BOLESŁAWIEC, Poland - U.S. Army Soldiers with 3rd Infantry Division based out of Fort Stewart, Georgia, are leaning into readiness during their current deployment to Europe as the winter season approaches. To ensure readiness, Task Force Marne Soldiers stationed throughout Poland and the Baltic States, where average winter temperatures drop below freezing, in stark contrast to Georgia’s 50-60 degree days, are preparing for the imminent cold-weather conditions by embracing winterization practices.
Winterization processes include equipping Soldiers with cold-weather clothing and fitting vehicles and equipment to operate safely and efficiently, taking into account the type of terrain in the area and weather pattern frequency.
Cold-weather preparations are drawn from hard lessons-learned across various battlefields from the Revolutionary War to the War in Afghanistan. For 3rd Infantry Division, winterization practices are essential to continuing training safely and effectively alongside other U.S. and multinational troops throughout the area of operations, despite mother nature’s extreme challenges.
Maj.
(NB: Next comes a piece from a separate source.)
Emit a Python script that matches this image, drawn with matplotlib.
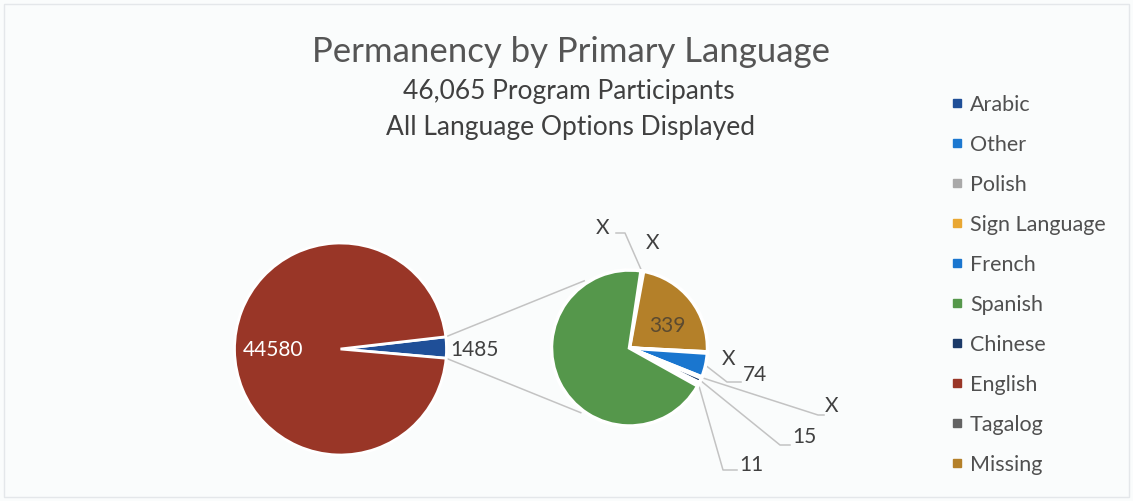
import matplotlib.pyplot as plt
from matplotlib.lines import Line2D
from matplotlib.patches import Rectangle
import numpy as np

plt.rcParams['font.family'] = ['Lato', 'DejaVu Sans']

# Data
total_participants = "46,065"
main_labels = ["Other languages", "English"]
main_values = [1485, 44580]

# secondary pie, in drawing order (clockwise from the top)
sec_labels = ["Arabic", "Polish", "Missing", "Sign Language", "French",
              "Tagalog", "Chinese", "Other", "Spanish"]
sec_values = [4, 4, 339, 4, 74, 4, 15, 11, 1026]
sec_text = ["X", "X", "339", "X", "74", "X", "15", "11", ""]

legend_labels = ["Arabic", "Other", "Polish", "Sign Language", "French",
                 "Spanish", "Chinese", "English", "Tagalog", "Missing"]
colors = {
    "Arabic": "#1f4f98",
    "Other": "#1c78d0",
    "Polish": "#a9a9a9",
    "Sign Language": "#e9a732",
    "French": "#1a76cf",
    "Spanish": "#55974b",
    "Chinese": "#1b3a68",
    "English": "#993627",
    "Tagalog": "#636363",
    "Missing": "#b48029",
}

bg = "#fafcfc"
W, H = 1133, 501


def Y(y):
    return H - y


fig = plt.figure(figsize=(W / 100, H / 100), dpi=100, facecolor=bg)
ax = fig.add_axes([0, 0, 1, 1])
ax.set_facecolor(bg)

# main pie
main_c = (340.5, Y(349))
main_r = 106
mw, _ = ax.pie(main_values, colors=[colors["Arabic"], colors["English"]],
               center=main_c, radius=main_r, startangle=-5.0,
               wedgeprops=dict(edgecolor="white", linewidth=2))

# secondary pie
sec_c = (629.5, Y(348))
sec_r = 78
sw, _ = ax.pie(sec_values, colors=[colors[l] for l in sec_labels],
               center=sec_c, radius=sec_r, startangle=81.5, counterclock=False,
               wedgeprops=dict(edgecolor="white", linewidth=2.5))

ax.set_xlim(0, W)
ax.set_ylim(0, H)
ax.set_aspect("equal")
ax.axis("off")

line_c = "#c3c3c3"

# connector lines between the pies
w = mw[0]
for th_main, th_sec in [(w.theta2, 124), (w.theta1, -127)]:
    x0 = main_c[0] + main_r * np.cos(np.radians(th_main))
    y0 = main_c[1] + main_r * np.sin(np.radians(th_main))
    x1 = sec_c[0] + 81 * np.cos(np.radians(th_sec))
    y1 = sec_c[1] + 81 * np.sin(np.radians(th_sec))
    ax.plot([x0, x1], [y0, y1], color=line_c, lw=1.1, zorder=0)

# main pie labels
ax.text(273, Y(350), f"{main_values[1]}", color="white", fontsize=15,
        ha="center", va="center")
ax.text(474, Y(350), f"{main_values[0]}", color="#404040", fontsize=15,
        ha="center", va="center")

# secondary pie labels (text position, leader elbow points)
sec_layout = {
    "Arabic": ((603, 228), [(625, 233), (616, 233)]),
    "Polish": ((653, 243), None),
    "Missing": ((667, 326), None),
    "Sign Language": ((729, 359), None),
    "French": ((755, 375), [(727, 382), (741, 382)]),
    "Tagalog": ((832, 406), [(818, 415), (824, 415)]),
    "Chinese": ((804, 437), [(780, 445), (790, 445)]),
    "Other": ((751, 465), [(723, 470), (737, 470)]),
}

for wedge, lab, txt in zip(sw, sec_labels, sec_text):
    if lab not in sec_layout:
        continue
    (tx, ty), path = sec_layout[lab]
    tcol = "#5b4a30" if lab == "Missing" else "#404040"
    ax.text(tx, Y(ty), txt, color=tcol, fontsize=15, ha="center", va="center")
    if path:
        mid = np.radians((wedge.theta1 + wedge.theta2) / 2)
        xs = [sec_c[0] + sec_r * np.cos(mid)] + [p[0] for p in path]
        ys = [sec_c[1] + sec_r * np.sin(mid)] + [Y(p[1]) for p in path]
        ax.plot(xs, ys, color=line_c, lw=1.1, zorder=0)

# titles
ax.text(571, Y(62), "Permanency by Primary Language", fontsize=25,
        color="#555555", ha="center", va="baseline")
ax.text(569, Y(99), f"{total_participants} Program Participants", fontsize=19,
        color="#404040", ha="center", va="baseline")
ax.text(570, Y(135), "All Language Options Displayed", fontsize=19,
        color="#404040", ha="center", va="baseline")

# legend
handles = [Line2D([], [], marker="s", ls="", markersize=6,
                  color=colors[l]) for l in legend_labels]
leg = ax.legend(handles, legend_labels, loc="upper left",
                bbox_to_anchor=(942 / W, 1 - 86 / H), frameon=False,
                fontsize=15.5, labelcolor="#505050", handlelength=0.6,
                handletextpad=0.3, labelspacing=0.93, borderaxespad=0)

ax.add_patch(Rectangle((4, 4), W - 8, H - 8, fill=False, ec="#e4e7ea", lw=1))

fig.savefig("out.png", dpi=100, facecolor=bg)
Samuel Pearce, division engineer with Headquarters and Headquarters Battalion, 3rd Infantry Division, spoke to the deliberative planning needed to ensure that tasks are completed thoroughly.
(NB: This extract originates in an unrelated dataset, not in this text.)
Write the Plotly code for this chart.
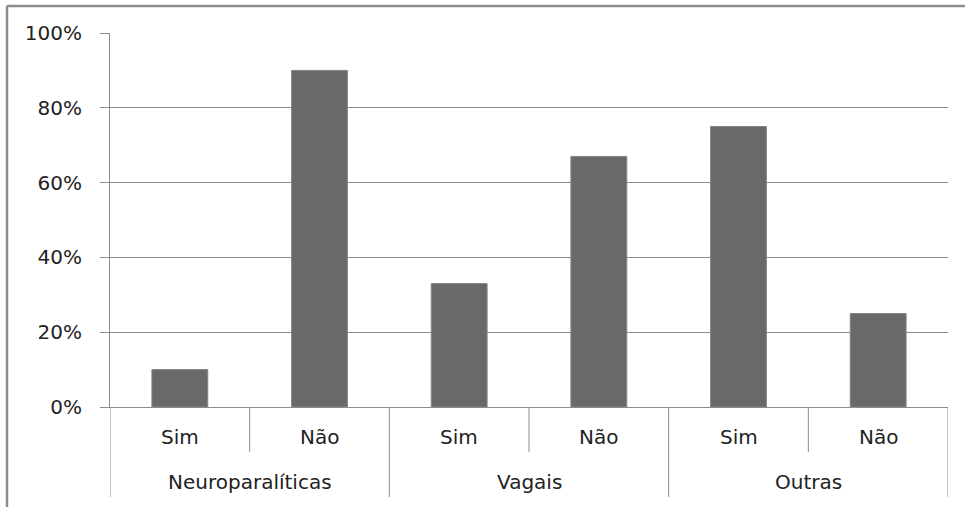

“Winterization is the practice of mitigating environmental effects in order to enable safe and healthy work environments for our Soldiers to complete their missions and daily operations,” Pearce said. “You have to start multiple months prior to the temperature dropping and the environmental effects coming in because a lot of times, you need to make coordination for either snow removal, or you need to purchase chains for tires.”
Those unfamiliar with winterization can find themselves susceptible to injuries which removes them from the mission and causes mission delays, Pearce added.
Sgt. Rolky Paul, a medic with HHB, 3rd Division Artillery (DIVARTY), instructed a class how to properly layer winter clothing to stay warm against the elements. Issued gear includes the Extended Cold Weather Clothing System (ECWCS), which can prevent injuries like frostbite and trench foot while maintaining stable core temperatures.
“We learned how to properly dress so we can make that gear as beneficial as possible to keep you warm," said SSG Craig Woody with 3rd Infantry Division Headquarters Support Company. “There’s ways to put on the gear to keep you warm more efficiently.”
“Soldiers need to acclimate to a new operational environment significantly different from the generally warm and humid weather experienced during garrison and field training at home station,” Cpt. Sean Ballesteros-Perez, the 3rd Infantry Division HHB Battery Commander, said. “We expect to continue and improve our equipment readiness as 3ID DIVARTY operates in a winter operational environment.”
Winterization training for 3rd DIVARTY, currently in Latvia, will focus on equipment maintenance, as well as individual readiness, as Soldiers face harsh weather during the coming winter months.
Cold-weather maintenance training focuses on how to properly service various vehicles and generators. Equipment features such as fuel, petroleum, oil and lubricants are given attention since these are affected due to cold weather. These measures ensure that the equipment is working appropriately and any serious issues can be detected in a timely manner.